The worst day for counterterrorism since 9/11

Sept. 11, 2001, was a national tragedy, the most consequential attack on the United States since Pearl Harbor. The Clinton administration had negotiated with the Taliban and accepted the radical group’s counterterrorism assurances. The deaths of almost 3,000 people in New York City, 125 people at the Pentagon, and 265 more onboard the hijacked airplanes underscored the fallacy of that approach. The Taliban violated both its agreement to quarantine al Qaeda leader Osama bin Laden and to close its terror training camps.

The agreement which Secretary of State Mike Pompeo announced on Friday represents willful amnesia and magical thinking. It is compounded by the U.S. government’s deliberate undermining of Afghanistan’s elected government and, more recently, its electoral process, by ignoring massive fraud in order to avoid a second round in presidential elections.

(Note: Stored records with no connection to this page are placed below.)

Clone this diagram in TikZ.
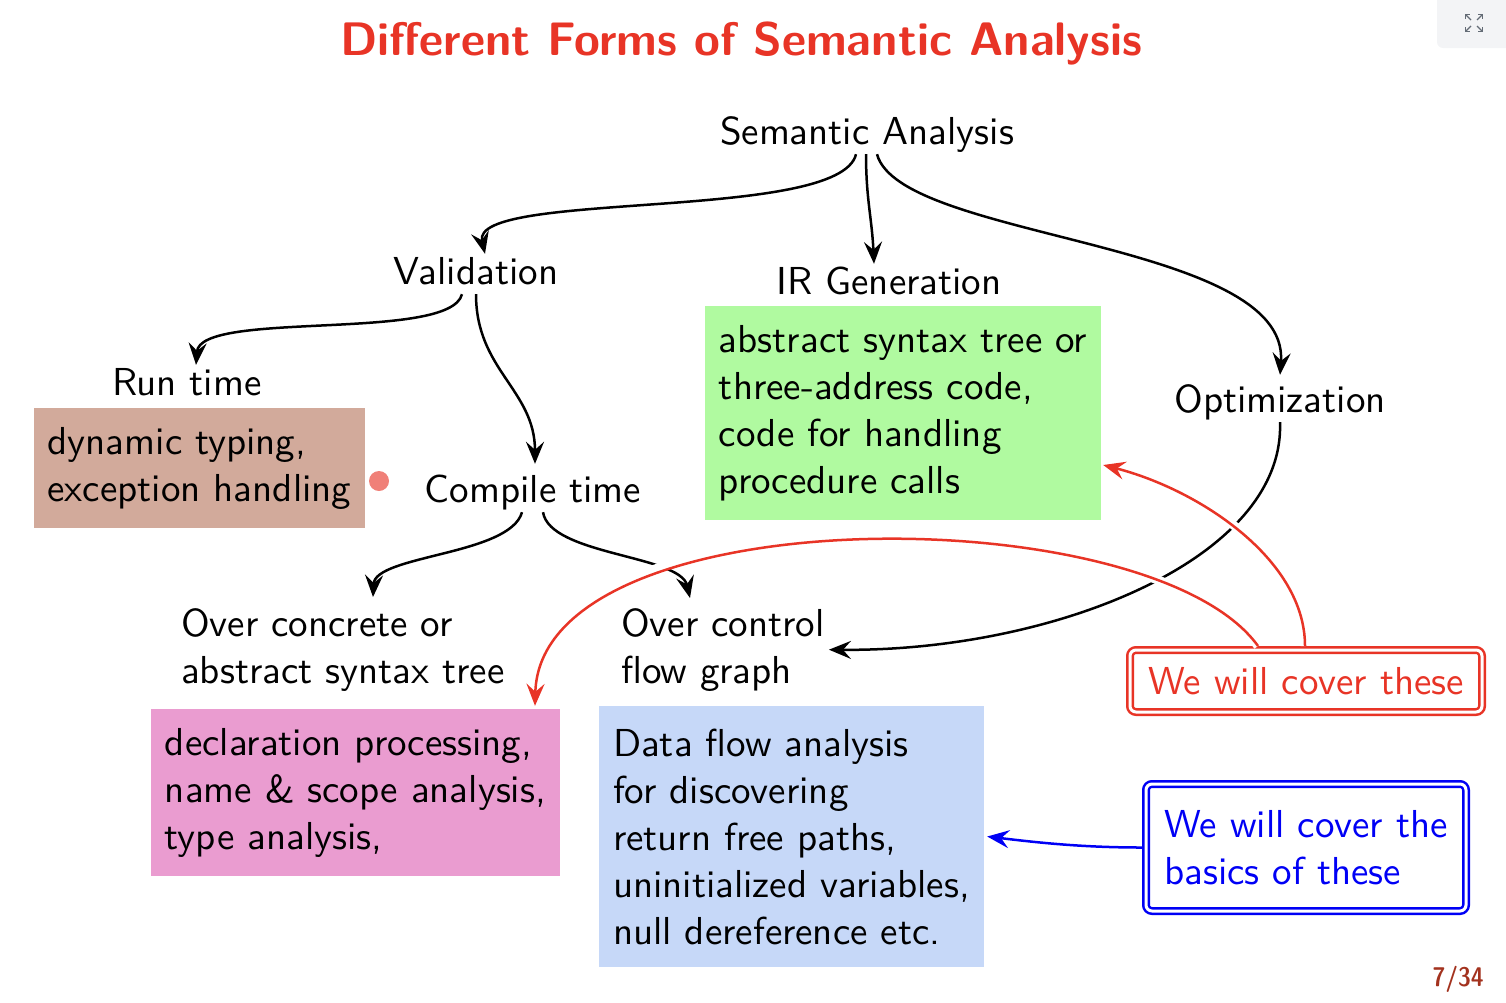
\documentclass[tikz,border=0pt]{standalone}
\usepackage{fontspec}
\newfontfamily\lmsten{lmsans10-regular}[Extension=.otf]
\newfontfamily\lmsbf{lmsans10-bold}[Extension=.otf]
\newfontfamily\lmsdc{lmsansdemicond10-regular}[Extension=.otf]
\usetikzlibrary{arrows.meta}
\definecolor{tred}{RGB}{232,52,38}
\definecolor{gbox}{RGB}{176,250,160}
\definecolor{bbox}{RGB}{210,170,155}
\definecolor{pbox}{RGB}{234,156,208}
\definecolor{lbox}{RGB}{198,216,248}
\definecolor{dotc}{RGB}{240,128,120}
\definecolor{bblue}{RGB}{0,0,245}
\definecolor{pnum}{RGB}{163,50,30}
\definecolor{iconbg}{RGB}{243,244,246}
\definecolor{icong}{RGB}{100,108,118}
\newcommand\bodyfont{\lmsten\fontsize{39}{47}\selectfont}
\begin{document}
\begin{tikzpicture}[x=1pt,y=-1pt,
  lbl/.style={font=\bodyfont, inner sep=2pt, text height=28pt, text depth=8pt, anchor=base},
  two/.style={font=\bodyfont, inner sep=0pt, align=left, anchor=north west},
  cbox/.style={font=\bodyfont, inner sep=0pt, align=left},
  arr/.style={line width=2.5pt, -{Stealth[length=22pt,width=18pt,inset=8pt]}},
  rarr/.style={arr, draw=tred},
  barr/.style={arr, draw=bblue},
  halo/.style={preaction={draw=white, line width=9pt, arrows=-, shorten >=25pt}},
  dbl/.style={double=white, double distance=3pt, line width=2.5pt, rounded corners=6pt, outer sep=0pt, inner sep=0pt, font=\bodyfont}
]
\useasboundingbox (0,0) rectangle (1506,1002);
% top-right icon
\fill[iconbg, rounded corners=6pt] (1437,-20) rectangle (1530,48);
\begin{scope}[icong, line width=1.3pt, -{Straight Barb[length=3pt,width=6pt]}]
\draw (1471,20) -- (1465,14);
\draw (1477,20) -- (1483,14);
\draw (1471,26) -- (1465,32);
\draw (1477,26) -- (1483,32);
\end{scope}
% title
\node[font=\lmsbf\fontsize{47}{56}\selectfont, text=tred, anchor=base, inner sep=0pt] (title) at (741,55) {Different Forms of Semantic Analysis};
% labels
\node[lbl] (sa) at (867,144) {Semantic Analysis};
\node[lbl] (val) at (476,284) {Validation};
\node[lbl] (irg) at (889,294) {IR Generation};
\node[lbl] (opt) at (1280,412) {Optimization};
\node[lbl] (run) at (187,395) {Run time};
\node[lbl] (ct) at (533,502) {Compile time};
\node[two] (oc) at (181,608) {Over concrete or\\abstract syntax tree};
\node[two] (ocf) at (621,608) {Over control\\flow graph};
% boxes
\node[cbox, fill=gbox, minimum width=396pt, minimum height=214pt] (gb) at (903,413) {abstract syntax tree or\\three-address code,\\code for handling\\procedure calls};
\node[cbox, fill=bbox, minimum width=331pt, minimum height=120pt] (rb) at (199.5,468) {dynamic typing,\\exception handling};
\node[cbox, fill=pbox, minimum width=409pt, minimum height=167pt] (dp) at (355.5,792.5) {declaration processing,\\name \& scope analysis,\\type analysis,};
\node[cbox, fill=lbox, minimum width=385pt, minimum height=261pt] (dfa) at (791.5,836.5) {Data flow analysis\\for discovering\\return free paths,\\uninitialized variables,\\null dereference etc.};
\node[circle, fill=dotc, minimum size=20pt, inner sep=0pt] (dot) at (379,481) {};
% black edges
\draw[arr] ([xshift=-11pt]sa.south) .. controls +(-16,68) and +(-15,-64) .. ([xshift=9pt]val.north);
\draw[arr] ([xshift=-1pt]sa.south) .. controls +(0,45) and +(-2,-45) .. ([xshift=-15pt]irg.north);
\draw[arr] ([xshift=10pt]sa.south) .. controls +(23,86) and +(10,-135) .. ([yshift=7pt]opt.north);
\draw[arr] ([xshift=-14pt]val.south) .. controls +(-12,48) and +(4,-55) .. ([xshift=9pt]run.north);
\draw[arr] (val.south) .. controls +(0,76) and +(0,-74) .. ([xshift=2pt,yshift=8pt]ct.north);
\draw[arr] ([xshift=-11pt]ct.south) .. controls +(-12,43) and +(2,-42) .. ([xshift=192pt,yshift=11pt]oc.north west);
\draw[arr] ([xshift=10pt]ct.south) .. controls +(7,43) and +(-10,-43) .. ([xshift=69pt,yshift=10pt]ocf.north west);
\draw[arr] (opt.south) .. controls +(5,138) and +(222,2) .. ([xshift=4pt]ocf.east);
% callout boxes
\node[dbl, draw=tred, text=tred, minimum width=352pt, minimum height=62pt] (rw) at (1306,681) {We will cover these};
\node[dbl, draw=bblue, text=bblue, align=left, minimum width=320pt, minimum height=127pt] (bw) at (1306,847.5) {We will cover the\\basics of these};
% red and blue edges
\draw[rarr, halo] ([xshift=-48pt,yshift=4pt]rw.north) .. controls +(-108,-150) and +(5,-210) .. ([xshift=179.5pt,yshift=3pt]dp.north);
\draw[rarr, halo] ([xshift=-1pt,yshift=4pt]rw.north) .. controls +(0,-86) and +(97,25) .. ([xshift=2pt,yshift=-52pt]gb.east);
\draw[barr] ([xshift=-4pt]bw.west) .. controls +(-60,0) and +(50,6) .. ([xshift=3pt]dfa.east);
% page number
\node[font=\lmsdc\fontsize{27}{33}\selectfont, text=pnum, anchor=base east, inner sep=0pt] (pg) at (1484,986) {7/34};
\end{tikzpicture}
\end{document}
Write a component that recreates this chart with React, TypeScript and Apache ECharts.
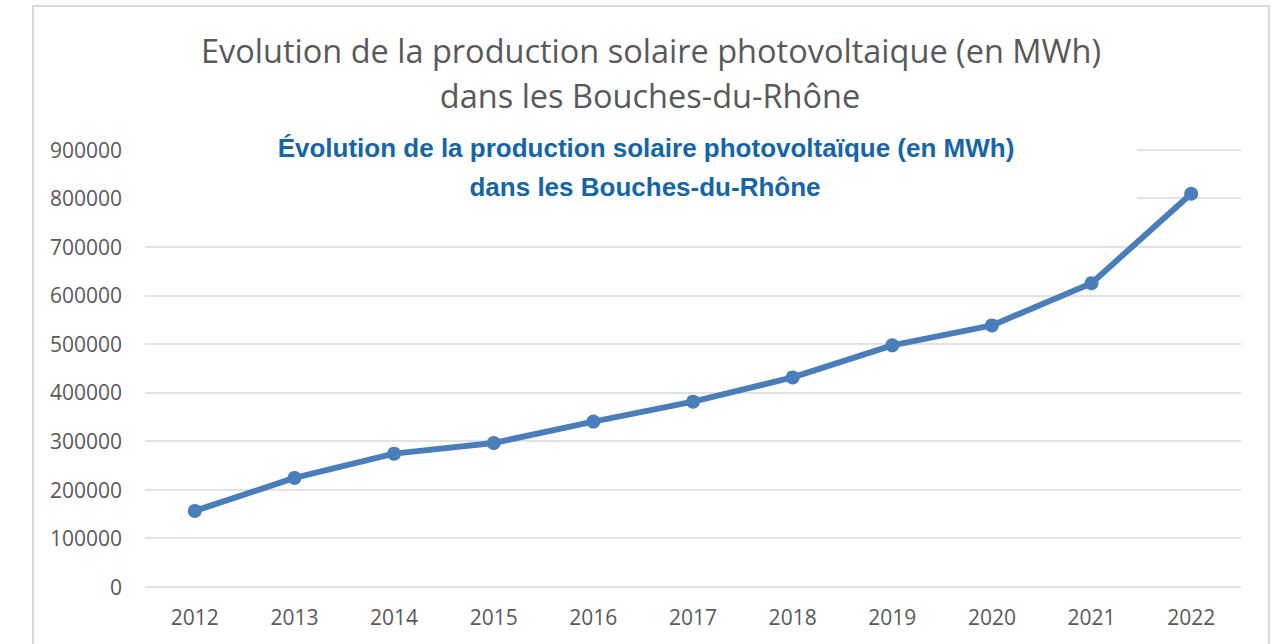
import React, { useEffect, useRef } from "react";
import * as echarts from "echarts";

const years = ["2012", "2013", "2014", "2015", "2016", "2017", "2018", "2019", "2020", "2021", "2022"];
const production = [156000, 224000, 274000, 296000, 340000, 381000, 431000, 497000, 538000, 625000, 809000];
const titleLines = ["Evolution de la production solaire photovoltaique (en MWh)", "dans les Bouches-du-Rhône"];
const subtitleLines = ["Évolution de la production solaire photovoltaïque (en MWh)", "dans les Bouches-du-Rhône"];

export default function App() {
  const ref = useRef<HTMLDivElement>(null);
  useEffect(() => {
    if (!ref.current) return;
    const chart = echarts.init(ref.current, null, { renderer: "svg" });
    chart.setOption({
      animation: false,
      backgroundColor: "#ffffff",
      grid: { left: 145, right: 30, top: 149.6, bottom: 57.3, containLabel: false },
      xAxis: {
        type: "category",
        data: years,
        boundaryGap: true,
        axisLine: { show: false },
        axisTick: { show: false },
        axisLabel: { color: "#595959", fontSize: 21, fontFamily: "Open Sans", margin: 20 },
      },
      yAxis: {
        type: "value",
        min: 0,
        max: 900000,
        interval: 100000,
        axisLine: { show: false },
        axisTick: { show: false },
        splitLine: { lineStyle: { color: "#d9d9d9", width: 1.5 } },
        axisLabel: {
          color: "#595959",
          fontSize: 21,
          fontFamily: "Open Sans",
          margin: 23,
          formatter: (v: number) => String(v),
        },
      },
      graphic: [
        {
          type: "rect",
          shape: { x: 33, y: 6, width: 1236, height: 700 },
          style: { fill: "none", stroke: "#d9d9d9", lineWidth: 2 },
          silent: true,
          z: 100,
        },
        {
          type: "rect",
          shape: { x: 140, y: 125, width: 997, height: 90 },
          style: { fill: "#ffffff" },
          silent: true,
          z: 100,
        },
        {
          type: "text",
          x: 651,
          y: 50,
          z: 101,
          style: { text: titleLines[0], fill: "#595959", fontSize: 32.5, fontFamily: "Open Sans", align: "center", verticalAlign: "middle" },
        },
        {
          type: "text",
          x: 650,
          y: 95,
          z: 101,
          style: { text: titleLines[1], fill: "#595959", fontSize: 32.5, fontFamily: "Open Sans", align: "center", verticalAlign: "middle" },
        },
        {
          type: "text",
          x: 646,
          y: 148,
          z: 101,
          style: { text: subtitleLines[0], fill: "#1565a8", fontSize: 26, fontWeight: "bold", fontFamily: "Liberation Sans", align: "center", verticalAlign: "middle" },
        },
        {
          type: "text",
          x: 645,
          y: 187,
          z: 101,
          style: { text: subtitleLines[1], fill: "#1565a8", fontSize: 26, fontWeight: "bold", fontFamily: "Liberation Sans", align: "center", verticalAlign: "middle" },
        },
      ],
      series: [
        {
          type: "line",
          data: production,
          lineStyle: { color: "#4a7ebb", width: 6 },
          itemStyle: { color: "#4a7ebb" },
          symbol: "circle",
          symbolSize: 14,
          z: 3,
        },
      ],
    });
    return () => chart.dispose();
  }, []);
  return <div ref={ref} style={{ position: "fixed", left: 0, top: 0, width: 1271, height: 644 }} />;
}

Here are the basic problems with the Taliban deal: Withdrawal is not calibrated to the success of intra-Afghan dialogue. The Taliban are not a unitary organization, and there is no mechanism to prevent the Taliban from playing good-cop-bad-cop by simultaneously holding out an olive branch while ordering supposedly rogue units to attack.

It’s a tactic that Iran has embraced for 40 years. Pompeo has no excuse for falling victim to the same trap. The test of Taliban sincerity is disingenuous: Demanding the Taliban abstain from violence for a week prior to the beginning of the spring fighting season is akin to demanding teenage girls abstain from wearing bikinis in the middle of January.

Most of all, the agreement ignores Pakistan and its continuing efforts to undermine an elected, Afghanistan government at peace with itself and its neighbors. In effect, President Trump and Pompeo have repeated Barack Obama and John Kerry’s playbook by allowing their political desperation for a deal to trump any concern with regard to its substance or long-term impact on U.S. security.

That is bad enough, but counterterrorism suffered another blow that, in the long term, might be just as serious. I wrote here before with regard to Pakistan’s insincerity toward the Financial Action Task Force’s roadmap to end terror finance. Rather than take action against designated groups such as Lashkar-e-Taiba, which call Pakistan home and are responsible for a number of bombings and massacres, including the 2008 Mumbai attacks, the Pakistani government instead sought to win exceptions for Lashkar-e-Taiba and its front groups. Rather than incarcerate terror leaders from Lashkar-e-Taiba, al Qaeda, the Islamic State, and the Haqqani Network, it simply created revolving-door justice, slapping sentences on them to appease foreign diplomats and to collect billions of dollars in aid but then quietly letting them go just months later. Most recently, Pakistani authorities in Islamabad allocated 2.5 acres of prime land to Maulana Abdul Aziz, a radical cleric known for his pro-Taliban sermons and for clashes which claimed the lives of at least 300 people 13 years ago.

Simply put, Pakistan is by any measure a state sponsor of terror.

And yet, under U.S. pressure, the Financial Action Task Force today allowed Pakistan to continue on its gray list and so avoid tough “black list” counterterror sanctions. In effect, the State Department put wishful thinking toward Pakistan above recognition of reality and, to use an Animal House reference, slapped Pakistan with a penalty no more serious than double-secret probation.

To believe that turning a blind eye toward terror catalyzes peace is naïve; Pakistan looks at such actions and concludes it can not only get away with murder, but simultaneously get the Trump administration to pay it to do so. If Pakistan can host bin Laden (and never hold any of its officials accountable for that duplicity) and support groups responsible for the deaths of thousands of people and still face no consequences, then Islamabad has no incentive to stop supporting terrorism and other extremist groups.

Trump and Pompeo can celebrate, but Congress and the press should be clear: What happened on Friday makes terrorist attacks on Americans abroad and the U.S. homeland more likely. It mocks the sacrifice so many American soldiers have made since Sept. 11. It betrays a generation of Afghan women. And it rewards a government responsible for sheltering terrorists and killing people.

Trump may want to end “endless wars,” but empowering the Taliban and al Qaeda will never do that. It will only bring those same wars closer to home.